-------- COLLECTED MATERIAL --------
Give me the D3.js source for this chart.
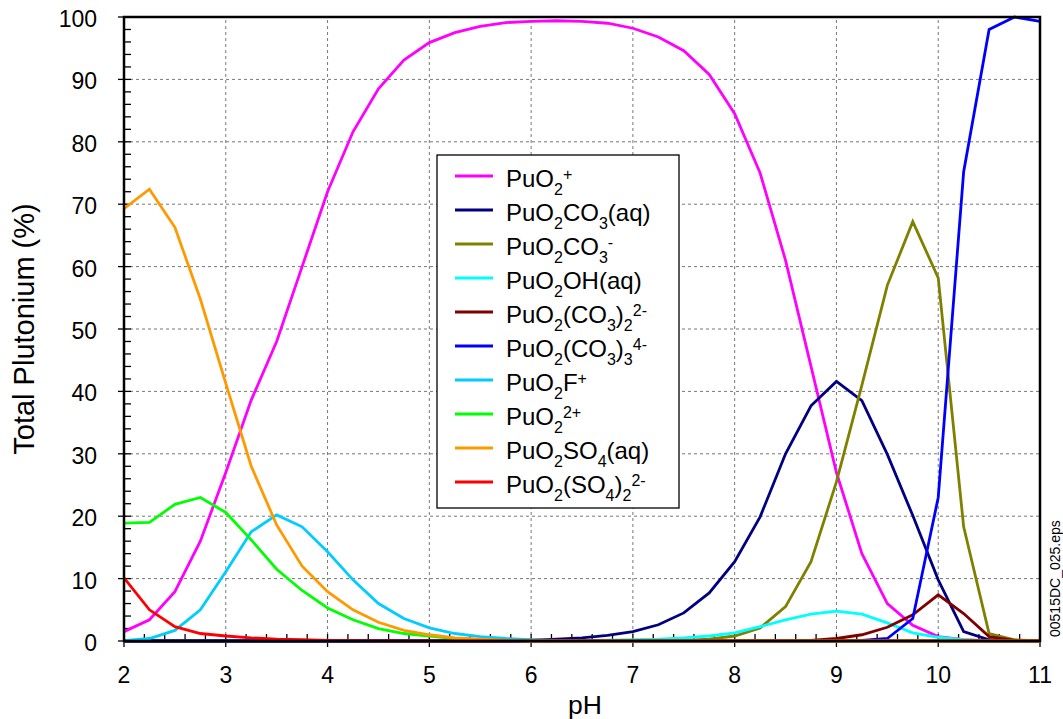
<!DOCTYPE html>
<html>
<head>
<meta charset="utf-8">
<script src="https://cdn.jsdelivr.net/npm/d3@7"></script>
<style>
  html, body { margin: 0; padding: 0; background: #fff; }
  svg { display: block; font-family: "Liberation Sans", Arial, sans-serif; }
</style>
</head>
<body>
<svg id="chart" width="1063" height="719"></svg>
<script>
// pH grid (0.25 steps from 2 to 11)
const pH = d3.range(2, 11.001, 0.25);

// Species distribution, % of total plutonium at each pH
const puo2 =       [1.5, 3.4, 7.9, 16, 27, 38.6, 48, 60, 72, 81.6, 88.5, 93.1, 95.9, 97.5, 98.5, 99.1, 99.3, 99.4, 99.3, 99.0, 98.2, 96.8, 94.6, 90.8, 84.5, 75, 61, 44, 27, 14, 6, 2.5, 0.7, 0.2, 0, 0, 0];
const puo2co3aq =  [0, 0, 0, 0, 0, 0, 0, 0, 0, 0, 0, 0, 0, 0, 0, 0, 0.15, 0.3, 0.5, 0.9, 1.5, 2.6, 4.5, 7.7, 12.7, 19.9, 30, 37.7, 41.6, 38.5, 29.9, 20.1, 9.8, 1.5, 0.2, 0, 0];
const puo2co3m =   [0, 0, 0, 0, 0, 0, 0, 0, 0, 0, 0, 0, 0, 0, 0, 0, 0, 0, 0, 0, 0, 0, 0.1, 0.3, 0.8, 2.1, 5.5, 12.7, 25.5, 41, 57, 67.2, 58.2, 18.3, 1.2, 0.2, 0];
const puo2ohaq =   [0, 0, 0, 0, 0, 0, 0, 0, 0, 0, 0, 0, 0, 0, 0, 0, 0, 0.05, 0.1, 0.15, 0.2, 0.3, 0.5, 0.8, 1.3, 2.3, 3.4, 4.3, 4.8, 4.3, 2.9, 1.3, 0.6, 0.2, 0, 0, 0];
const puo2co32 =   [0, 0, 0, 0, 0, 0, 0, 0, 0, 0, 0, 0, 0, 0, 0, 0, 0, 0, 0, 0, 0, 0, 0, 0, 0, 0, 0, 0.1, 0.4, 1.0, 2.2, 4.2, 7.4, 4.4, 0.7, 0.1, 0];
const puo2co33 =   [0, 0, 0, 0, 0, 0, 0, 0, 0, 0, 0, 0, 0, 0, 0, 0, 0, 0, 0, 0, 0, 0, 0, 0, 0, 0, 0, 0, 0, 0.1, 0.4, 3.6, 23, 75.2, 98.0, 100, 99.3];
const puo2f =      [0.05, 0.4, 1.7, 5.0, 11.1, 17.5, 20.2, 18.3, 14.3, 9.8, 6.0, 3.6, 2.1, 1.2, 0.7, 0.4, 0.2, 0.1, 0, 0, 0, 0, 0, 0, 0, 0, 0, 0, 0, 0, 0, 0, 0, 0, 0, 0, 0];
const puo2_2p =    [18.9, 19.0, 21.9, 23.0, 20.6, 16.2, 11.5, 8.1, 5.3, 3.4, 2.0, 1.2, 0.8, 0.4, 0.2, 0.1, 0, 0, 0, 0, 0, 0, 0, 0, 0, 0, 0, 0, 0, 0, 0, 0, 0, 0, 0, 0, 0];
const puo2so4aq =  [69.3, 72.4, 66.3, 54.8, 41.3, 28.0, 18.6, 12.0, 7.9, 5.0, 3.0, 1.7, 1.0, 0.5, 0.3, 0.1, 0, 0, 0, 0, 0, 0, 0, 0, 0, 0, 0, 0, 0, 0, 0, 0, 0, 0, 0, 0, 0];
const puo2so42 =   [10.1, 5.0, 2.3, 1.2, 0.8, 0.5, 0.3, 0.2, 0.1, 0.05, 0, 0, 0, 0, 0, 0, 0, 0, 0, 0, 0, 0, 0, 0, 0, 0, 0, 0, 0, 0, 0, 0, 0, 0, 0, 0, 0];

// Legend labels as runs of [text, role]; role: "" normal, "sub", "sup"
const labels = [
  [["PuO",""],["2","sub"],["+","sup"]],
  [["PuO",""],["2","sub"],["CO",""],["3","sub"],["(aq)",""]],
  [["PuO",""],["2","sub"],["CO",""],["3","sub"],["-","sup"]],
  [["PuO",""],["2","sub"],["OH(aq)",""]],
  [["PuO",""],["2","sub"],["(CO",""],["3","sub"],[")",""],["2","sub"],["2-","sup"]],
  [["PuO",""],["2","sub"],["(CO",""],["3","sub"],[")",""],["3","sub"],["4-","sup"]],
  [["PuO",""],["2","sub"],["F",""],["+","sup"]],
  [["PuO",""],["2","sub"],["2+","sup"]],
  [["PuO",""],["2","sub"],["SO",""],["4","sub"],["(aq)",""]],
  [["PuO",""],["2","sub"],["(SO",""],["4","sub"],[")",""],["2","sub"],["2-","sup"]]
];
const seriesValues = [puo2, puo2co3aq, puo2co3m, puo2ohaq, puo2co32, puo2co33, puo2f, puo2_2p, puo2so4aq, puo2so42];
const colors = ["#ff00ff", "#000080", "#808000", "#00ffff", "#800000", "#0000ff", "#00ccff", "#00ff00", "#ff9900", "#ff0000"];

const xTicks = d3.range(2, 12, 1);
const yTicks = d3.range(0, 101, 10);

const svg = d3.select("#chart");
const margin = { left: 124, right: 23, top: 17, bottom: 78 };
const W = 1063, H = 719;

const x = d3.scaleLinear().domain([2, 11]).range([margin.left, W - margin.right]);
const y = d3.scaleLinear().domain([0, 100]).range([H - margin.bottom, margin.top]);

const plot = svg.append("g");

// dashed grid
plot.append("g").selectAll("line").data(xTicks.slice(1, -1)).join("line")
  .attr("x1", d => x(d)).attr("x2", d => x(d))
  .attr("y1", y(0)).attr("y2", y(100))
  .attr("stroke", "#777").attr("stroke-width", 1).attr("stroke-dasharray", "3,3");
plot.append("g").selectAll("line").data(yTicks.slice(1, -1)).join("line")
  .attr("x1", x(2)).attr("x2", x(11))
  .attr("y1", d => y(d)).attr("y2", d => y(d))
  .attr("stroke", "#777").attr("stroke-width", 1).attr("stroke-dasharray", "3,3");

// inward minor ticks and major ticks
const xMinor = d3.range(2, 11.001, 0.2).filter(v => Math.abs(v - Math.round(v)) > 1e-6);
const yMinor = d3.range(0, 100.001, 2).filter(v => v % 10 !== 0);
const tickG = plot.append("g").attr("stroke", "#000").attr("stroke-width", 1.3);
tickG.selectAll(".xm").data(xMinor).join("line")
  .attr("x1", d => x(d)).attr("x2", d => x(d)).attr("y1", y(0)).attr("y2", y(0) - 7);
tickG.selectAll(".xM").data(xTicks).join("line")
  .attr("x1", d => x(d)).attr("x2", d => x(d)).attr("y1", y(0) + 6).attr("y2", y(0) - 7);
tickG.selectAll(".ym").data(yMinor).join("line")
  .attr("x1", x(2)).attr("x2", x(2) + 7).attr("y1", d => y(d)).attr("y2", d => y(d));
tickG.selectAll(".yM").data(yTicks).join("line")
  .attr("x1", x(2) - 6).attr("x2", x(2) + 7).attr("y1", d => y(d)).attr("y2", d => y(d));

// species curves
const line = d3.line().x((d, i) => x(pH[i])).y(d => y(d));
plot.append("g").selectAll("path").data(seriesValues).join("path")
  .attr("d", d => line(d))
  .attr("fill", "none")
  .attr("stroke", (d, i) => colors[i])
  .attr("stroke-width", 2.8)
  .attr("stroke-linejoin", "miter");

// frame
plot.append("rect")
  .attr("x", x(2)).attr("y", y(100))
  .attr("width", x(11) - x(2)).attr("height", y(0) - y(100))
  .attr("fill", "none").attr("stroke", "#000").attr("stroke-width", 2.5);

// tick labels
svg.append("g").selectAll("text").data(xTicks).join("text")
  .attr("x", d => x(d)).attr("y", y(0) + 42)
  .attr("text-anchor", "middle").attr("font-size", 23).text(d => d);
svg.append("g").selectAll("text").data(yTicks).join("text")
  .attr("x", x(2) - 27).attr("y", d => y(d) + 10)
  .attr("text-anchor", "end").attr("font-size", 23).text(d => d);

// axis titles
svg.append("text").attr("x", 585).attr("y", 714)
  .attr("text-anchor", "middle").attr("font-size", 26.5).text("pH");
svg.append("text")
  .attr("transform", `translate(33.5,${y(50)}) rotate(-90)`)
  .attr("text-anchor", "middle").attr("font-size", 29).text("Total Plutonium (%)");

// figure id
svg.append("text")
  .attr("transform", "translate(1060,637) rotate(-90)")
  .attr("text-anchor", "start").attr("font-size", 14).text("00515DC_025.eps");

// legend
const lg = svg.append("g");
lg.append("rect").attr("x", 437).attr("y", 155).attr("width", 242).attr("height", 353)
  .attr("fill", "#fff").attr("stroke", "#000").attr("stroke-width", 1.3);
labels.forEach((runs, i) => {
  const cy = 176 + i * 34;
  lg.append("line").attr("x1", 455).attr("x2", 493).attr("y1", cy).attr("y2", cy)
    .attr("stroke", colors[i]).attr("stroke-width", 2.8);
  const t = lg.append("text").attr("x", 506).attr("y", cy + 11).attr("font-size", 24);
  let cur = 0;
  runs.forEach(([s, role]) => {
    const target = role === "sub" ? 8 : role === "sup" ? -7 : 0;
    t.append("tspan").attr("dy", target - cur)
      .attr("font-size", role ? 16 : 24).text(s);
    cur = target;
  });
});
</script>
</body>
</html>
--------
*EXERCISE INSTRUCTIONS*
Find every line above that contains the word "chart", and return each one.

*OUTPUT OF THE EXERCISE*
Give me the D3.js source for this chart.
<svg id="chart" width="1063" height="719"></svg>
const svg = d3.select("#chart");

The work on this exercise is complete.